Naast mij stonden een man en een vrouw. Ze vielen allebei in de categorie gezellige dikkerdjes. Zij met een mooi, rond perzikgezicht, koket versierd met een gehaakte mutsje. Hij met een glooiend buikheuveltje onder zijn winterjas. De armen er kuis overheen gekruist.
‘Ik drink gewoon thee als ik honger krijg,’ zei hij luchtig, alsof hij absoluut niet verknocht was aan zijn koolhydraatjes. De vrouw knikte. ‘Mijn tussendoortje is nul procent vet-yoghurt. Je mag het weleens proeven,’ zei ze voorzichtig. ‘Ik krijg zo’n bak nooit in mijn eentje op.’
‘Wat zal het wezen?’ zei het meisje van de viskraam verveeld.
‘Een grote portie kibbeling,’ zei de man. ‘Met extra saus.’ Het meisje graaide de bleek gepaneerde stukken vis uit de toog en wierp ze in het vet, terwijl hij verontschuldigend zei: ‘Dan kunnen we delen, snap je?’ De mollige vrouw knikte begrijpend.

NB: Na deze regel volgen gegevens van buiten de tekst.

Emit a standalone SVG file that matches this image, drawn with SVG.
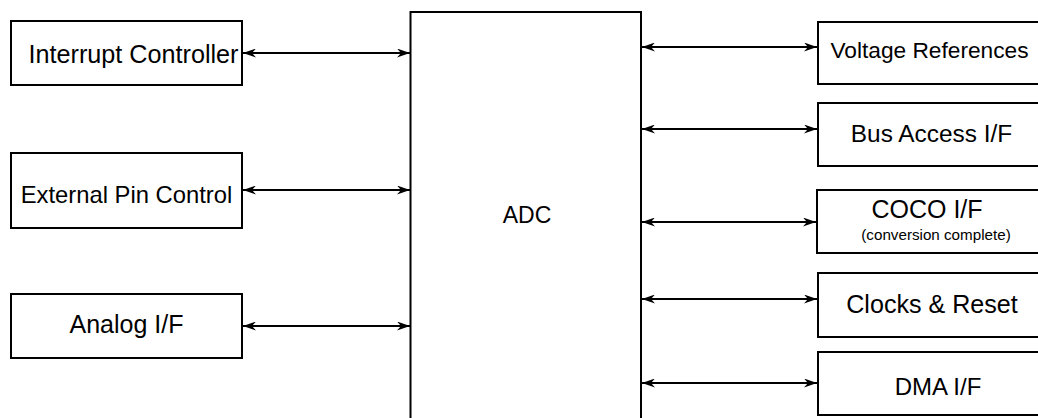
<svg xmlns="http://www.w3.org/2000/svg" width="1038" height="418" viewBox="0 0 1038 418">
<style>
.box{fill:#fff;stroke:#000;stroke-width:2}
.lbl{font-family:"Liberation Sans",Arial,Helvetica,sans-serif;fill:#000;text-anchor:middle}
.conn{stroke:#000;stroke-width:2;fill:none;marker-start:url(#ah);marker-end:url(#ah)}
</style>
<defs>
<marker id="ah" viewBox="0 0 13 9" refX="13" refY="4.5" markerWidth="13" markerHeight="9" markerUnits="userSpaceOnUse" orient="auto-start-reverse">
<path d="M0,0 L13,4.5 L0,9 L4,4.5 z" fill="#000"/>
</marker>
</defs>
<rect width="1038" height="418" fill="#fff"/>
<g id="adc">
<rect class="box" x="410.5" y="12" width="230.5" height="420"/>
<text class="lbl" x="527" y="223" font-size="23">ADC</text>
</g>
<g id="interrupt-controller">
<rect class="box" x="11" y="21" width="231" height="64"/>
<text class="lbl" x="133.5" y="63" font-size="25.2">Interrupt Controller</text>
</g>
<g id="external-pin-control">
<rect class="box" x="11" y="153" width="231" height="75"/>
<text class="lbl" x="126.5" y="203" font-size="23.8">External Pin Control</text>
</g>
<g id="analog-if">
<rect class="box" x="11" y="294" width="231" height="64"/>
<text class="lbl" x="126.5" y="333" font-size="25">Analog I/F</text>
</g>
<g id="voltage-references">
<rect class="box" x="818" y="22" width="230" height="62"/>
<text class="lbl" x="929.5" y="58" font-size="22.7">Voltage References</text>
</g>
<g id="bus-access-if">
<rect class="box" x="818" y="103" width="230" height="63"/>
<text class="lbl" x="931.5" y="142" font-size="24.4">Bus Access I/F</text>
</g>
<g id="coco-if">
<rect class="box" x="817" y="190" width="230" height="63"/>
<text class="lbl" x="927" y="218" font-size="25">COCO I/F</text>
<text class="lbl" x="936" y="240" font-size="15.2">(conversion complete)</text>
</g>
<g id="clocks-reset">
<rect class="box" x="818" y="273" width="230" height="64"/>
<text class="lbl" x="932" y="313" font-size="25.1">Clocks &amp; Reset</text>
</g>
<g id="dma-if">
<rect class="box" x="818" y="352" width="230" height="63"/>
<text class="lbl" x="938" y="395" font-size="24">DMA I/F</text>
</g>
<g id="connectors">
<line class="conn" x1="243" y1="53" x2="410" y2="53"/>
<line class="conn" x1="243" y1="190" x2="410" y2="190"/>
<line class="conn" x1="243" y1="326" x2="410" y2="326"/>
<line class="conn" x1="642" y1="47" x2="817" y2="47"/>
<line class="conn" x1="642" y1="129" x2="817" y2="129"/>
<line class="conn" x1="642" y1="222" x2="816" y2="222"/>
<line class="conn" x1="642" y1="299" x2="817" y2="299"/>
<line class="conn" x1="642" y1="383" x2="817" y2="383"/>
</g>
</svg>
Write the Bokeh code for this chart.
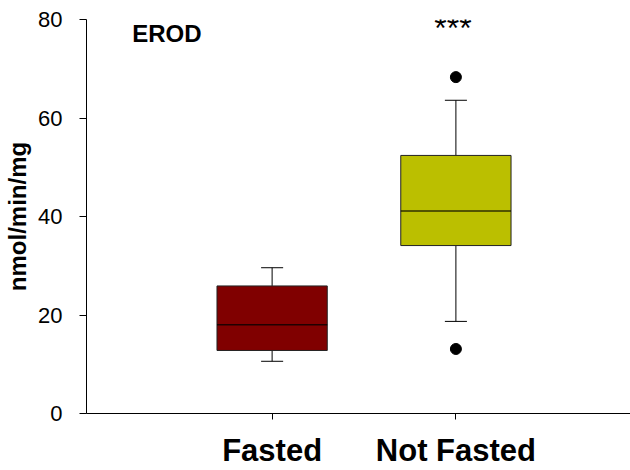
from bokeh.plotting import figure
from bokeh.models import FixedTicker, Range1d, Label
from bokeh.embed import file_html
from bokeh.resources import INLINE

# ---- data ----
categories = ["Fasted", "Not Fasted"]
whisker_low = [10.6, 18.7]
q1 = [12.8, 34.1]
median = [18.0, 41.1]
q3 = [25.9, 52.4]
whisker_high = [29.6, 63.6]
box_colors = ["#800000", "#BBBF00"]
outlier_group = ["Not Fasted", "Not Fasted"]
outlier_values = [68.3, 13.1]
y_ticks = [0, 20, 40, 60, 80]
panel_title = "EROD"
significance = "***"
significance_group = "Not Fasted"
y_label = "nmol/min/mg"

FONT = "Liberation Sans"
xs = [i + 1 for i in range(len(categories))]
pos = {c: x for c, x in zip(categories, xs)}

p = figure(width=630, height=470, output_backend="svg", toolbar_location=None,
           x_range=Range1d(-0.01, 2.95), y_range=Range1d(0, 80),
           min_border_left=86, min_border_right=0, min_border_top=19, min_border_bottom=55)
p.outline_line_color = None
p.xgrid.visible = False
p.ygrid.visible = False
p.background_fill_color = "white"
p.border_fill_color = "white"

bw = 0.3
cw = 0.06
# whiskers
p.segment(x0=xs, y0=whisker_low, x1=xs, y1=q1, line_color="black", line_width=1)
p.segment(x0=xs, y0=q3, x1=xs, y1=whisker_high, line_color="black", line_width=1)
p.segment(x0=[x - cw for x in xs], y0=whisker_low, x1=[x + cw for x in xs], y1=whisker_low,
          line_color="black", line_width=1)
p.segment(x0=[x - cw for x in xs], y0=whisker_high, x1=[x + cw for x in xs], y1=whisker_high,
          line_color="black", line_width=1)
# boxes
p.quad(left=[x - bw for x in xs], right=[x + bw for x in xs], bottom=q1, top=q3,
       fill_color=box_colors, line_color="#222222", line_width=1)
# medians
p.segment(x0=[x - bw for x in xs], y0=median, x1=[x + bw for x in xs], y1=median,
          line_color="black", line_width=1.5, line_alpha=0.75)
# outliers
p.scatter(x=[pos[g] for g in outlier_group], y=outlier_values, size=11,
          fill_color="black", line_color="black")

# axes
p.yaxis.ticker = FixedTicker(ticks=y_ticks)
p.yaxis.minor_tick_line_color = None
p.yaxis.major_tick_in = 0
p.yaxis.major_tick_out = 7
p.yaxis.major_label_standoff = 17
p.yaxis.major_label_text_font = FONT
p.yaxis.major_label_text_font_size = "22px"
p.yaxis.major_label_text_color = "black"
p.yaxis.axis_line_color = "black"
p.yaxis.major_tick_line_color = "black"
p.yaxis.axis_label = y_label
p.yaxis.axis_label_text_font = FONT
p.yaxis.axis_label_text_font_style = "bold"
p.yaxis.axis_label_text_font_size = "24px"
p.yaxis.axis_label_text_color = "black"
p.yaxis.axis_label_standoff = 4

p.xaxis.ticker = FixedTicker(ticks=xs)
p.xaxis.major_label_overrides = {x: c for x, c in zip(xs, categories)}
p.xaxis.minor_tick_line_color = None
p.xaxis.major_tick_in = 0
p.xaxis.major_tick_out = 6
p.xaxis.major_label_standoff = 13
p.xaxis.major_label_text_font = FONT
p.xaxis.major_label_text_font_style = "bold"
p.xaxis.major_label_text_font_size = "31px"
p.xaxis.major_label_text_color = "black"
p.xaxis.axis_line_color = "black"
p.xaxis.major_tick_line_color = "black"

p.add_layout(Label(x=0.25, y=80, y_offset=0, x_offset=-2, text=panel_title, text_font=FONT,
                   text_font_style="bold", text_font_size="24px", text_baseline="top",
                   text_align="left", text_color="black"))
p.add_layout(Label(x=pos[significance_group], y=80, y_offset=10, x_offset=-3, text=significance,
                   text_font=FONT, text_font_size="32px", text_baseline="top",
                   text_align="center", text_color="black"))

open("out.html", "w").write(file_html(p, INLINE))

Ik was getuige van een even schuchter als schuldig schouwspel. De twee aanstaande geliefden hadden elkaar gevonden in goede voornemens en bestendigden hun band nu met een zondige snack. Ik kon me niets romantischer voorstellen en bestelde een extra lekkerbekje voor mijn vriend. Fietste daarna met liefde in vetvrij papier verpakt en honger terug naar huis.